Risk management and operational resilience during cutover
Retail cutovers are uniquely sensitive because they affect customer-facing availability, supplier receipts, cash handling, and financial control simultaneously. Implementation risk management should therefore include rehearsal-based cutover planning, inventory snapshot validation, interface failover testing, and command center governance across business and IT teams. Peak season blackout periods should be enforced unless there is a compelling and approved business case.
Operational resilience also depends on observability. Program leaders should monitor transaction latency, inventory variance, store exception rates, order fallout, and finance reconciliation status in the first weeks after go-live. Hypercare should be structured as an operational stabilization phase with clear exit criteria, not an informal support period. This protects continuity while giving executives transparent evidence of adoption and control maturity.
- Run end-to-end business simulations covering receiving, transfers, returns, promotions, and period close
- Define command center roles for operations, finance, IT, data, and vendor coordination
- Track post-go-live indicators such as stock variance, order exceptions, close cycle time, and manual journal volume
- Use phased hypercare exit criteria tied to process stability and user proficiency
- Document fallback and contingency procedures for critical inventory and finance workflows
Executive recommendations for retail ERP modernization leaders
Executives should frame retail ERP migration as a business process harmonization and operational readiness program, not a software deployment milestone. That means funding data governance, change enablement, testing discipline, and post-go-live stabilization with the same seriousness as platform configuration. It also means holding business leaders accountable for process ownership rather than delegating transformation risk entirely to IT.

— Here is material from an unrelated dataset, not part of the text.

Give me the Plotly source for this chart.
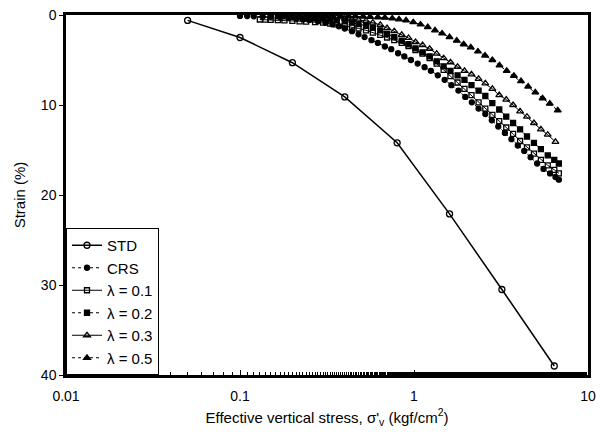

For most retailers, the highest-value outcome is not simply faster transaction processing. It is the ability to trust inventory and financial signals across stores, warehouses, and digital channels. When that trust exists, the organization can improve replenishment decisions, reduce reconciliation effort, accelerate close, support expansion, and respond more effectively to disruption. That is the real strategic return of a well-governed ERP migration.